Let's see. That would make me about 38. So from now on, consider this the work of a 38 year old woman, with all the wisdom to go along with it.
Except I have no wisdom. All I really have is about 14 years of compound experience all crammed into 4 months and really no time to absorb any of it at all.
So what I really have is an ulcer. And a nervous breakdown, pending approval by my already shaky immune system.
And a business, complete with employees who have families to support, bills to pay, and projections to meet. Or not meet.

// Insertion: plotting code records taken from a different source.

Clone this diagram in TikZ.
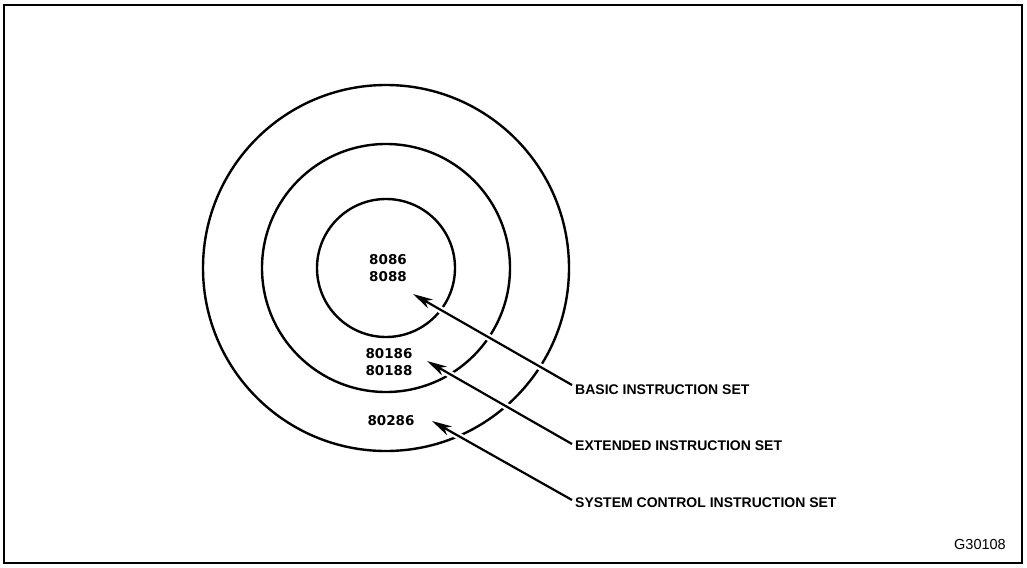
\documentclass[tikz,border=0pt]{standalone}
\usepackage{fontspec}
\setmainfont{Liberation Sans}
\newfontfamily\numfont{DejaVu Sans}
\usetikzlibrary{arrows.meta}
\tikzset{
  ring/.style={draw=black, line width=2.4pt},
  ptr/.style={line width=2.2pt, -{Stealth[length=20pt,width=10pt,inset=6pt]},
    preaction={draw=white, line width=7pt, -}},
  num/.style={font=\numfont\bfseries\fontsize{13.5}{17}\selectfont, align=center, inner sep=0pt},
  lbl/.style={font=\bfseries\fontsize{14}{16}\selectfont, anchor=west, inner sep=3pt},
}
\begin{document}
\begin{tikzpicture}[x=1pt,y=-1pt]
\useasboundingbox (0,0) rectangle (1027,567);
\draw[line width=1.4pt] (4,5) rectangle (1022,563);
\coordinate (c) at (386,268);
\draw[ring] (c) circle[radius=183pt];
\draw[ring] (c) circle[radius=124pt];
\draw[ring] (c) circle[radius=69pt];
\node[num] (n1) at (388,268) {8086\\8088};
\node[num] (n2) at (389,362) {80186\\80188};
\node[num] (n3) at (391,421) {80286};
\coordinate (t1) at (413,294);
\coordinate (t2) at (427,361);
\coordinate (t3) at (432,421);
\node[lbl] (l1) at (572,390) {BASIC INSTRUCTION SET};
\node[lbl] (l2) at (572,446) {EXTENDED INSTRUCTION SET};
\node[lbl] (l3) at (572,503) {SYSTEM CONTROL INSTRUCTION SET};
\draw[ptr] ([yshift=5pt]l1.west) -- (t1);
\draw[ptr] ([yshift=2pt]l2.west) -- (t2);
\draw[ptr] ([yshift=3pt]l3.west) -- (t3);
\node[font=\fontsize{14.5}{16}\selectfont, anchor=east, inner sep=0pt] (g) at (1006,545) {G30108};
\end{tikzpicture}
\end{document}
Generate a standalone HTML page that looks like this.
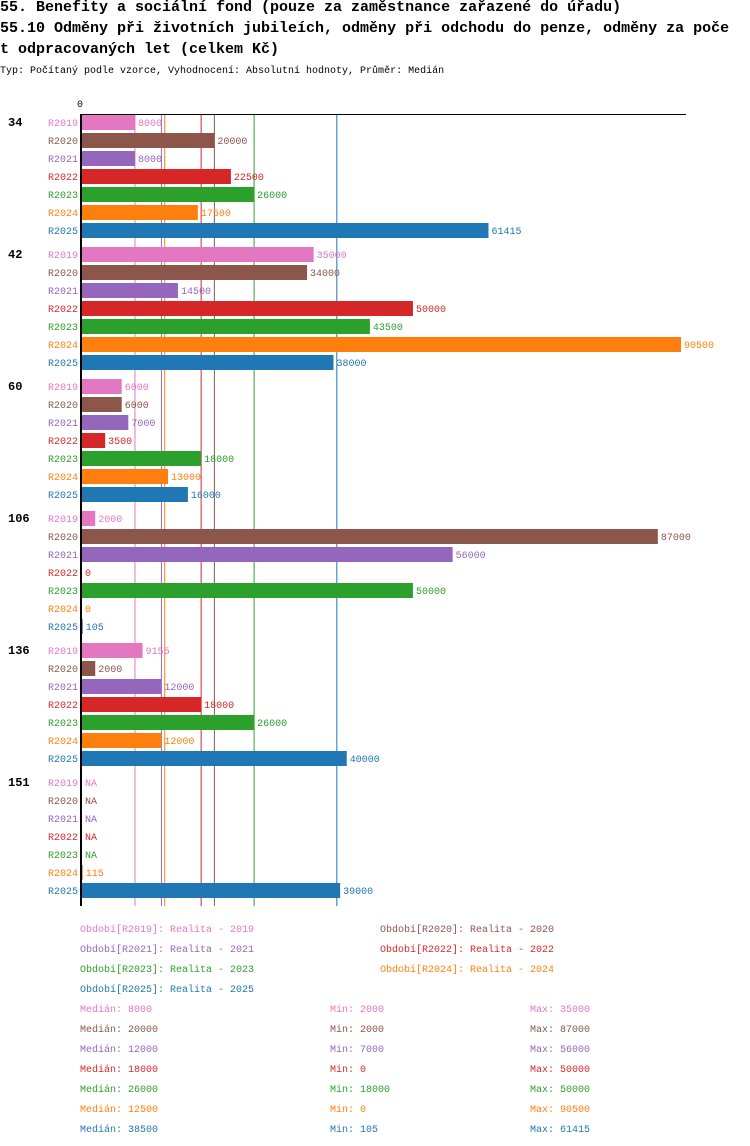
<!DOCTYPE html>
<html><head><meta charset="utf-8"><style>
body{margin:0;background:#fff;width:750px;height:1146px;overflow:hidden;font-family:"Liberation Mono",monospace}
.t{position:absolute;left:0;font-weight:bold;font-size:15px;white-space:nowrap;color:#000}
</style></head><body>
<div class="t" style="top:-1px">55. Benefity a sociální fond (pouze za zaměstnance zařazené do úřadu)</div>
<div class="t" style="top:20px">55.10 Odměny při životních jubileích, odměny při odchodu do penze, odměny za poče</div>
<div class="t" style="top:41px">t odpracovaných let (celkem Kč)</div>
<div style="position:absolute;top:66px;left:0;font-size:10px;white-space:nowrap">Typ: Počítaný podle vzorce, Vyhodnocení: Absolutní hodnoty, Průměr: Medián</div>
<svg id="c" width="750" height="1146" style="position:absolute;left:0;top:0" font-family="Liberation Mono, monospace" font-size="10"></svg>
<script>
const groups=["34","42","60","106","136","151"];
const series=["R2019","R2020","R2021","R2022","R2023","R2024","R2025"];
const colors=["#e377c2","#8c564b","#9467bd","#d62728","#2ca02c","#ff7f0e","#1f77b4"];
const values=[
[8000,20000,8000,22500,26000,17500,61415],
[35000,34000,14500,50000,43500,90500,38000],
[6000,6000,7000,3500,18000,13000,16000],
[2000,87000,56000,0,50000,0,105],
[9155,2000,12000,18000,26000,12000,40000],
[null,null,null,null,null,115,39000]];
const medians=[8000,20000,12000,18000,26000,12500,38500];
const mins=[2000,2000,7000,0,18000,0,105];
const maxs=[35000,87000,56000,50000,50000,90500,61415];
const legendNames=["Realita - 2019","Realita - 2020","Realita - 2021","Realita - 2022","Realita - 2023","Realita - 2024","Realita - 2025"];
const svg=document.getElementById('c');const NS="http://www.w3.org/2000/svg";
const x0=82,sc=599/90500,top0=114,row=18,gap=6;
const X=v=>x0+v*sc;
function mk(t,a,txt){const e=document.createElementNS(NS,t);for(const k in a)e.setAttribute(k,a[k]);if(txt!==undefined)e.textContent=txt;svg.appendChild(e);return e;}
const bottom=top0+groups.length*(7*row+gap);
let e;
medians.forEach((m,i)=>{
 e=mk('line',{x1:X(m),y1:top0,x2:X(m),y2:bottom,stroke:colors[i],'stroke-width':1});
 
});
e=mk('line',{x1:80,y1:top0+0.5,x2:686,y2:top0+0.5,stroke:'#000','stroke-width':1});

e=mk('text',{x:77,y:107},'0');
groups.forEach((g,gi)=>{
 const gy=top0+1+gi*(7*row+gap);
 e=mk('text',{x:8,y:gy+11,'font-weight':'bold','font-size':'12'},g);
 
 series.forEach((s,si)=>{
  const y=gy+si*row;const v=values[gi][si];
  e=mk('text',{x:78,y:y+11,'text-anchor':'end',fill:colors[si]},s);
  
  let end=x0;
  if(v!==null&&v>0){end=X(v);
   e=mk('rect',{x:x0,y:y,width:end-x0,height:15,fill:colors[si]});
   }
  e=mk('text',{x:end+3,y:y+11,fill:colors[si]},v===null?'NA':String(v));
  
 });
});
e=mk('rect',{x:80,y:top0,width:2,height:bottom-top0,fill:'#000'});

series.forEach((s,i)=>{
 const col=i%2,r=Math.floor(i/2);
 e=mk('text',{x:80+col*300,y:932+r*20,fill:colors[i]},'Období['+s+']: '+legendNames[i]);
 
 const y=1012+i*20;
 e=mk('text',{x:80,y:y,fill:colors[i]},'Medián: '+medians[i]);
 e=mk('text',{x:330,y:y,fill:colors[i]},'Min: '+mins[i]);
 e=mk('text',{x:530,y:y,fill:colors[i]},'Max: '+maxs[i]);
});
</script>
</body></html>
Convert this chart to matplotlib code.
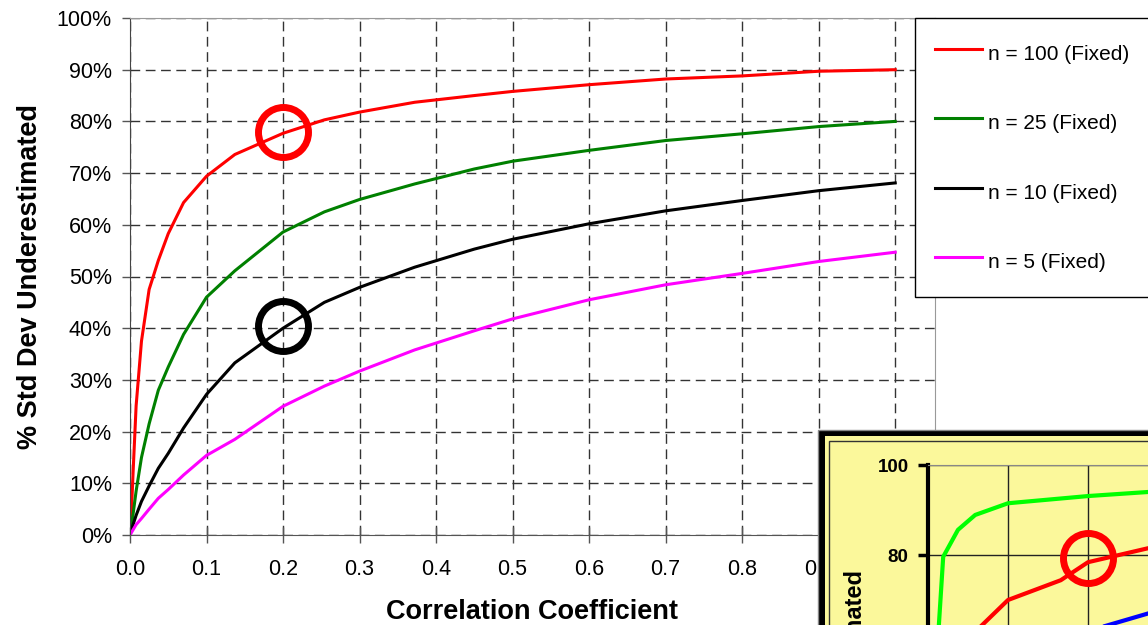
import matplotlib
matplotlib.use("Agg")
import matplotlib.pyplot as plt
from matplotlib.patches import Rectangle

plt.rcParams['font.family'] = ['Liberation Sans', 'DejaVu Sans']

# main chart: % std dev underestimated vs correlation coefficient
rho = [0, 0.002, 0.004, 0.008, 0.015, 0.025, 0.037, 0.05, 0.07, 0.1, 0.137, 0.2,
       0.254, 0.3, 0.372, 0.45, 0.5, 0.6, 0.7, 0.8, 0.9, 1.0]
n100 = [0, 5, 12, 25, 37.5, 47.5, 53.1, 58.3, 64.3, 69.4, 73.6, 77.7,
        80.3, 81.8, 83.7, 85.0, 85.8, 87.1, 88.2, 88.8, 89.7, 90.0]
n25 = [0, 2, 4, 8.5, 15, 21.5, 28.0, 32.5, 38.8, 46.0, 51.1, 58.6,
       62.5, 64.9, 67.9, 70.8, 72.3, 74.4, 76.3, 77.6, 79.0, 80.0]
n10 = [0, 1, 2, 3.8, 6.5, 9.5, 12.9, 15.8, 20.7, 27.2, 33.3, 40.0,
       45.0, 47.9, 51.8, 55.3, 57.2, 60.2, 62.7, 64.7, 66.6, 68.1]
n5 = [0, 0.5, 1, 2, 3.2, 5, 7.1, 8.8, 11.6, 15.4, 18.5, 24.9,
      28.8, 31.7, 35.8, 39.5, 41.8, 45.5, 48.4, 50.6, 52.9, 54.7]
labels = ["n = 100 (Fixed)", "n = 25 (Fixed)", "n = 10 (Fixed)", "n = 5 (Fixed)"]
colors = ["#ff0000", "#008000", "#000000", "#ff00ff"]
xticks = [0.0, 0.1, 0.2, 0.3, 0.4, 0.5, 0.6, 0.7, 0.8, 0.9, 1.0]
yticks = [0, 10, 20, 30, 40, 50, 60, 70, 80, 90, 100]

# highlighted points
circ_x = [0.2, 0.2]
circ_y = [78.0, 40.5]
circ_c = ["#ff0000", "#000000"]

# pasted inset chart (partly visible)
in_green_x = [0.012, 0.019, 0.0375, 0.059, 0.1, 0.2, 0.275]
in_green_y = [60, 79.6, 85.6, 88.9, 91.5, 93.1, 94.0]
in_red_x = [0.042, 0.0675, 0.1, 0.166, 0.2, 0.275]
in_red_y = [60, 64.4, 70.0, 74.4, 78.4, 81.5]
in_blue_x = [0.15, 0.225, 0.275]
in_blue_y = [60.5, 64.4, 67.0]
in_yticks = [80, 100]

W, H = 1148, 625
fig = plt.figure(figsize=(W / 100, H / 100), dpi=100)
fig.patch.set_facecolor("white")

ax = fig.add_axes([130 / W, 1 - 535 / H, (935 - 130) / W, (535 - 18) / H])
for ys, lab, c in zip([n100, n25, n10, n5], labels, colors):
    ax.plot(rho, ys, color=c, lw=2.2, label=lab)
for x, y, c in zip(circ_x, circ_y, circ_c):
    ax.plot(x, y, 'o', ms=36, mfc='none', mec=c, mew=5)

ax.set_xlim(0, 1.052)
ax.set_ylim(0, 100)
ax.set_xticks(xticks)
# the 1.0 label sits under the pasted inset, so leave it blank
ax.set_xticklabels(["%.1f" % v if v < 1 else "" for v in xticks])
ax.set_yticks(yticks)
ax.set_yticklabels(["%d%%" % v for v in yticks])
ax.grid(True, color="#333333", lw=1, linestyle=(0, (7, 4)))
ax.tick_params(axis='x', direction='inout', length=11, width=1, color="#555555",
               labelsize=15.5, pad=12)
ax.tick_params(axis='y', direction='out', length=6, width=1, color="#555555",
               labelsize=15.5, pad=7)
ax.spines['left'].set_color("#444444")
ax.spines['bottom'].set_color("#555555")
ax.spines['top'].set_color("#999999")
ax.spines['right'].set_color("#999999")
ax.set_xlabel("Correlation Coefficient", fontsize=19.5, fontweight='bold')
ax.set_ylabel("% Std Dev Underestimated", fontsize=19.5, fontweight='bold')
ax.xaxis.set_label_coords(0.5, -0.123)
ax.yaxis.set_label_coords(-0.108, 0.5)

leg = ax.legend(loc='upper left', bbox_to_anchor=(915 / W, 1 - 18 / H),
                bbox_transform=fig.transFigure, borderaxespad=0, fontsize=15,
                labelspacing=1.85, handlelength=2.26, handletextpad=0.3,
                handleheight=1.9, borderpad=0.95, fancybox=False, framealpha=1)
leg.get_frame().set_edgecolor("#000000")
leg.get_frame().set_linewidth(1)


def px_rect(x0, y0, x1, y1, **kw):
    return Rectangle((x0 / W, 1 - y1 / H), (x1 - x0) / W, (y1 - y0) / H,
                     transform=fig.transFigure, **kw)


yellow = "#fbf89b"
fig.add_artist(px_rect(818, 430, 1200, 700, facecolor="#000000",
                       edgecolor="#888888", lw=1, zorder=2))
fig.add_artist(px_rect(825, 436, 1200, 700, facecolor=yellow, edgecolor='none', zorder=3))
fig.add_artist(px_rect(828.5, 441, 1200, 700, facecolor='none',
                       edgecolor="#333333", lw=1, zorder=4))

ins = fig.add_axes([928 / W, 1 - 915 / H, 220 / W, 450 / H])
ins.set_zorder(5)
ins.set_facecolor(yellow)
ins.plot(in_green_x, in_green_y, color="#00ff00", lw=3)
ins.plot(in_red_x, in_red_y, color="#ff0000", lw=3)
ins.plot(in_blue_x, in_blue_y, color="#0000ff", lw=3)
ins.plot(0.2, 79.3, 'o', ms=36, mfc='none', mec="#ff0000", mew=5)
ins.set_xlim(0, 0.275)
ins.set_ylim(0, 100)
ins.set_xticks([0.1, 0.2])
ins.set_yticks(in_yticks)
ins.set_yticklabels([str(v) for v in in_yticks], fontweight='bold')
ins.grid(True, color="#222222", lw=1)
ins.tick_params(axis='x', length=0, labelbottom=False)
ins.tick_params(axis='y', length=7, width=2.5, color="#000000", labelsize=13.5, pad=7)
ins.spines['left'].set_linewidth(3)
ins.spines['left'].set_color("#000000")
ins.spines['top'].set_color("#888888")
ins.spines['right'].set_visible(False)
ins.spines['bottom'].set_visible(False)
fig.text(855 / W, 1 - 570 / H, "% Std Dev Underestimated", rotation=90,
         ha='center', va='top', fontsize=17, fontweight='bold', zorder=6)

fig.savefig("out.png", dpi=100)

And it's not like it used to be, where I could just think, ok, so enough of this, I think I may just move to Mexico, or at least rent a tiny loft style apartment in Paris and learn to speak French flawlessly and be glamourous and beautiful and mysterious in my tiny but somehow very mod loft style apartment. And never deal with this again! Yea!
No, now I have to deal with these things, and I can't seem to escape even in my imagination.
I dreamed the other night that I was driving in some kind of car with no sides or roof, and when I looked up, I was about one second from rear-ending the semi truck in front of me at about 45 mph.
And I woke up and realized that it was true.
i meant to comment earlier, but forgot.
i understand your stress. truly.
being the boss is cool until you factor in the 24 hour stress/worry, the importance of your decisions, and just the overall pressure to succeed.